Zero rates negative for growth, but Fed liftoff unlikely this year
Christopher Wood, MD & Equity Strategist, CLSA .
Nov 18, 2015 | Source: CNBC-TV18
World View: We are still in this global deflationary environment, where we have central bankers in the developed world pursuing unorthodox monetary policies. The ECB is signaling that it is going to expand the quantitative easing programme. There is a growing possibility of more quantitative easing or increased quantitative easing in Japan. So we are a long way from normalizing the monetary policy.
Interest rate hike in U.S.: Although my base case remains that there would be no rate hike this year, I have to admit that the possibility of a rate hike in December has definitely increased. The key reason for that is not better job data, it is the wage data.
On zero interest rate regime: My personal opinion is that these quantitative easing policies are misconceived. In my view, zero rates are negative for growth. Quantitative easing increases deflationary pressures.
India is the best relative stock market: I am not too surprised that I am still a big overweight on India. But I would have to admit that the investment case for India right now is much better in a global portfolio from a relative standpoint than in absolute returns standpoint. India is a good relative story.
What do you make of the latest economic reforms? Well, I have not looked at it in detail, but I think it is very encouraging that the government has announced this scheme. From my first look at the scheme and the discussions I held, this scheme seems to have something that previous efforts to clean up the SEB distribution issues did not have. It involves both stick and carrot. This is a positive development and it follows on from other positive developments of the past year when coal production increased.

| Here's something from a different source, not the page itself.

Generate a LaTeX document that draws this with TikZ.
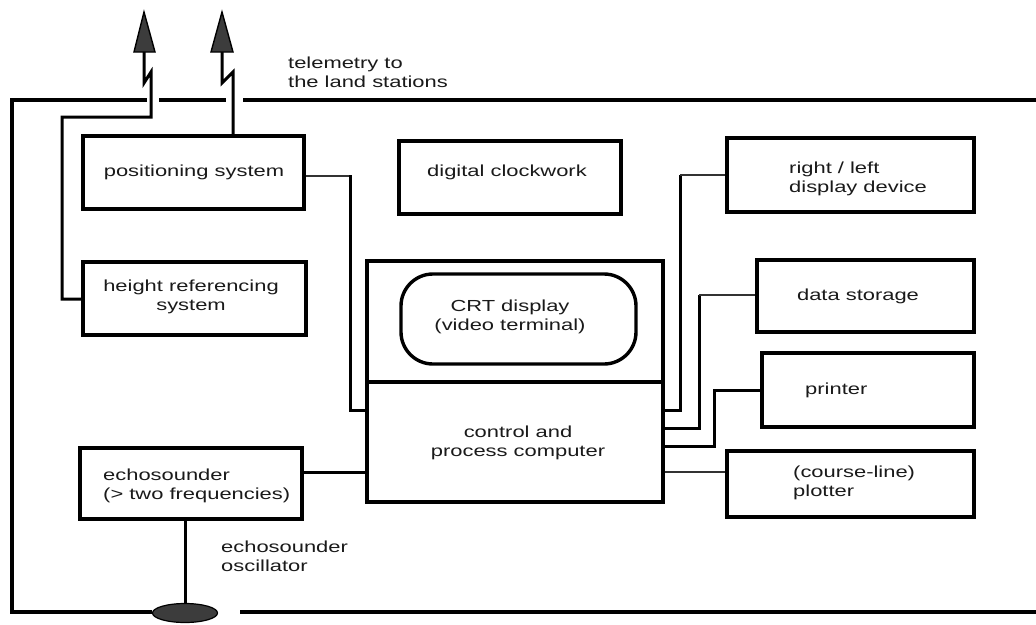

View on India: Well, basically the market will probably continue to trade sideways until we have evidence of a pickup in the investment cycle; that is my key point. When we get evidence of a pickup in the investment cycle, there would be a very significant upside in the Indian stock market. But my base case is that we still have a risk of earnings downgrade. Hopefully, we are coming to the end of that process, because the earnings downgrade can be offset to a significant degree by further monetary easing. At the start of this year, I would say a minimum of 200 bps of monetary easing in 2015 and 2016. We have so far had a 125 bps of monetary easing, which is probably more than what most economists were expecting at the start of the year. Personally, I think there will be a minimum of 75 bps more easing before the end of 2016. So those lower rates will offset the earnings disappointments. In terms of real upside for the stock market, we need an investment cycle.